Hierarchical Zero-Order Optimization for Deep Neural Networks
Sansheng Cao, Zhengyu Ma, Yonghong Tian
TL;DR
This paper tackles the inefficiency of zeroth-order optimization in deep networks by introducing Hierarchical Zeroth-Order (HZO) optimization, which divides the network depth and applies recursive Jacobian-target propagation to deliver updates that are equivalent to Backpropagation (BP) in direction. The key contributions are a proven reduction of query complexity from $O(ML^2)$ to $O(ML \log L)$, a detailed error analysis showing stability near the unitary Lipschitz limit $L_{lip} \approx 1$, and empirical validation on CIFAR-10 and a 10-class ImageNet subset demonstrating competitive accuracy and scalability without full backpropagation. Theoretical results include Theorem 1 (Gradient Equivalence) and a recurrence-based complexity proof, along with an examination of error accumulation (Theorem 3) and the unitary-limit condition.
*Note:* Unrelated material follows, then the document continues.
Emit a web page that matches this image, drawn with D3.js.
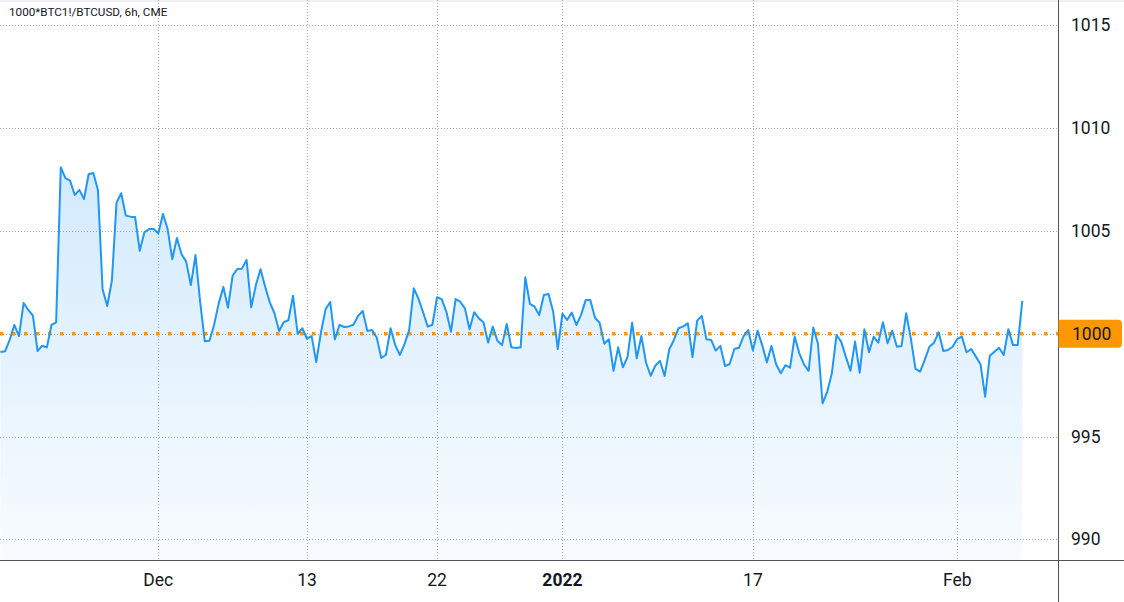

Practically, HZO enables biologically plausible zeroth-order learning to scale to deep architectures, with spatial parallel perturbation further reducing cost for convolutional layers, making non-differentiable or hardware-restricted training more feasible at ImageNet-scale.
Abstract
Zeroth-order (ZO) optimization has long been favored for its biological plausibility and its capacity to handle non-differentiable objectives, yet its computational complexity has historically limited its application in deep neural networks. Challenging the conventional paradigm that gradients propagate layer-by-layer, we propose Hierarchical Zeroth-Order (HZO) optimization, a novel divide-and-conquer strategy that decomposes the depth dimension of the network. We prove that HZO reduces the query complexity from $O(ML^2)$ to $O(ML \log L)$ for a network of width $M$ and depth $L$, representing a significant leap over existing ZO methodologies. Furthermore, we provide a detailed error analysis showing that HZO maintains numerical stability by operating near the unitary limit ($L_{lip} \approx 1$). Extensive evaluations on CIFAR-10 and ImageNet demonstrate that HZO achieves competitive accuracy compared to backpropagation.